- **Problem description**
Return every line below as is, leaving out the pictures.

- **Data segment**

+ + + + + + +

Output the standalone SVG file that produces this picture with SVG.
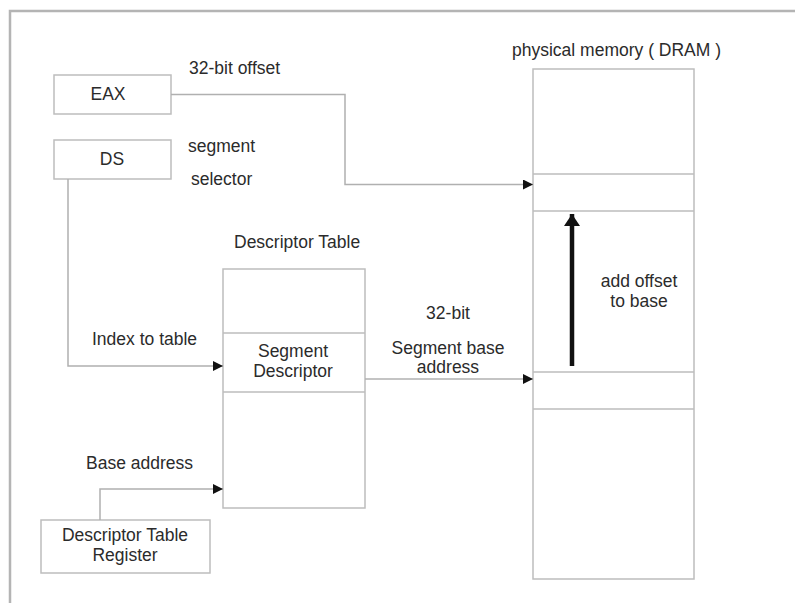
<svg xmlns="http://www.w3.org/2000/svg" width="795" height="603" viewBox="0 0 795 603">
  <style>
    text { font-family: "Liberation Sans", Arial, sans-serif; font-size: 17.5px; fill: #2b2b2b; }
    .mid { text-anchor: middle; }
    .box { fill: #ffffff; stroke: #bdbdbd; stroke-width: 1.5; }
    .div { stroke: #bdbdbd; stroke-width: 1.5; fill: none; }
    .wire { fill: none; stroke: #b0b0b0; stroke-width: 1.5; }
    .frame { fill: none; stroke: #b4b4b4; stroke-width: 2.5; }
  </style>
  <defs>
    <marker id="tip" markerUnits="userSpaceOnUse" markerWidth="11" markerHeight="10" refX="10" refY="5" orient="auto">
      <path d="M0,0 L10,5 L0,10 Z" fill="#111"/>
    </marker>
    <marker id="bigtip" markerUnits="userSpaceOnUse" markerWidth="14" markerHeight="16" refX="12" refY="8" orient="auto">
      <path d="M0,0 L12,8 L0,16 Z" fill="#111"/>
    </marker>
  </defs>

  <rect width="795" height="603" fill="#ffffff"/>
  <!-- page frame -->
  <path class="frame" d="M10,603 V11 H795"/>

  <!-- register EAX -->
  <g id="eax">
    <rect class="box" x="54" y="75" width="117" height="39"/>
    <text class="mid" x="108" y="100">EAX</text>
    <text x="189" y="74">32-bit offset</text>
  </g>

  <!-- register DS -->
  <g id="ds">
    <rect class="box" x="54" y="140" width="117" height="39"/>
    <text class="mid" x="112" y="165">DS</text>
    <text x="188" y="152">segment</text>
    <text x="191" y="185">selector</text>
  </g>

  <!-- descriptor table -->
  <g id="descriptor-table">
    <text x="234" y="248">Descriptor Table</text>
    <rect class="box" x="223" y="269" width="142" height="239"/>
    <path class="div" d="M223,333 H365 M223,392 H365"/>
    <text class="mid" x="293" y="357">Segment</text>
    <text class="mid" x="293" y="377">Descriptor</text>
  </g>

  <text x="92" y="345">Index to table</text>
  <text class="mid" x="448" y="319">32-bit</text>
  <text class="mid" x="448" y="354">Segment base</text>
  <text class="mid" x="448" y="373">address</text>
  <text x="86" y="469">Base address</text>

  <!-- descriptor table register -->
  <g id="dtr">
    <rect class="box" x="41" y="520" width="169" height="53"/>
    <text class="mid" x="125" y="541">Descriptor Table</text>
    <text class="mid" x="125" y="561">Register</text>
  </g>

  <!-- physical memory -->
  <g id="memory">
    <text x="512" y="56">physical memory ( DRAM )</text>
    <rect class="box" x="533" y="69" width="161" height="510"/>
    <path class="div" d="M533,174 H694 M533,211 H694 M533,372 H694 M533,409 H694"/>
    <text class="mid" x="639" y="287">add offset</text>
    <text class="mid" x="639" y="307">to base</text>
  </g>

  <!-- connectors, drawn over the boxes -->
  <g id="connectors">
    <path class="wire" d="M171,94.5 H345 V184.5 H533" marker-end="url(#tip)"/>
    <path class="wire" d="M68,179 V366 H223" marker-end="url(#tip)"/>
    <path class="wire" d="M365,379 H533" marker-end="url(#tip)"/>
    <path class="wire" d="M100,520 V489 H223" marker-end="url(#tip)"/>
    <path d="M572,366 V214" fill="none" stroke="#111" stroke-width="4.5" marker-end="url(#bigtip)"/>
  </g>
</svg>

+ + + + + + +

- **Exercise result**
Output the standalone SVG file that produces this picture with SVG.
<svg xmlns="http://www.w3.org/2000/svg" width="795" height="603" viewBox="0 0 795 603">
  <style>
    text { font-family: "Liberation Sans", Arial, sans-serif; font-size: 17.5px; fill: #2b2b2b; }
    .mid { text-anchor: middle; }
    .box { fill: #ffffff; stroke: #bdbdbd; stroke-width: 1.5; }
    .div { stroke: #bdbdbd; stroke-width: 1.5; fill: none; }
    .wire { fill: none; stroke: #b0b0b0; stroke-width: 1.5; }
    .frame { fill: none; stroke: #b4b4b4; stroke-width: 2.5; }
  </style>
  <defs>
    <marker id="tip" markerUnits="userSpaceOnUse" markerWidth="11" markerHeight="10" refX="10" refY="5" orient="auto">
      <path d="M0,0 L10,5 L0,10 Z" fill="#111"/>
    </marker>
    <marker id="bigtip" markerUnits="userSpaceOnUse" markerWidth="14" markerHeight="16" refX="12" refY="8" orient="auto">
      <path d="M0,0 L12,8 L0,16 Z" fill="#111"/>
    </marker>
  </defs>

  <rect width="795" height="603" fill="#ffffff"/>
  <!-- page frame -->
  <path class="frame" d="M10,603 V11 H795"/>

  <!-- register EAX -->
  <g id="eax">
    <rect class="box" x="54" y="75" width="117" height="39"/>
    <text class="mid" x="108" y="100">EAX</text>
    <text x="189" y="74">32-bit offset</text>
  </g>

  <!-- register DS -->
  <g id="ds">
    <rect class="box" x="54" y="140" width="117" height="39"/>
    <text class="mid" x="112" y="165">DS</text>
    <text x="188" y="152">segment</text>
    <text x="191" y="185">selector</text>
  </g>

  <!-- descriptor table -->
  <g id="descriptor-table">
    <text x="234" y="248">Descriptor Table</text>
    <rect class="box" x="223" y="269" width="142" height="239"/>
    <path class="div" d="M223,333 H365 M223,392 H365"/>
    <text class="mid" x="293" y="357">Segment</text>
    <text class="mid" x="293" y="377">Descriptor</text>
  </g>

  <text x="92" y="345">Index to table</text>
  <text class="mid" x="448" y="319">32-bit</text>
  <text class="mid" x="448" y="354">Segment base</text>
  <text class="mid" x="448" y="373">address</text>
  <text x="86" y="469">Base address</text>

  <!-- descriptor table register -->
  <g id="dtr">
    <rect class="box" x="41" y="520" width="169" height="53"/>
    <text class="mid" x="125" y="541">Descriptor Table</text>
    <text class="mid" x="125" y="561">Register</text>
  </g>

  <!-- physical memory -->
  <g id="memory">
    <text x="512" y="56">physical memory ( DRAM )</text>
    <rect class="box" x="533" y="69" width="161" height="510"/>
    <path class="div" d="M533,174 H694 M533,211 H694 M533,372 H694 M533,409 H694"/>
    <text class="mid" x="639" y="287">add offset</text>
    <text class="mid" x="639" y="307">to base</text>
  </g>

  <!-- connectors, drawn over the boxes -->
  <g id="connectors">
    <path class="wire" d="M171,94.5 H345 V184.5 H533" marker-end="url(#tip)"/>
    <path class="wire" d="M68,179 V366 H223" marker-end="url(#tip)"/>
    <path class="wire" d="M365,379 H533" marker-end="url(#tip)"/>
    <path class="wire" d="M100,520 V489 H223" marker-end="url(#tip)"/>
    <path d="M572,366 V214" fill="none" stroke="#111" stroke-width="4.5" marker-end="url(#bigtip)"/>
  </g>
</svg>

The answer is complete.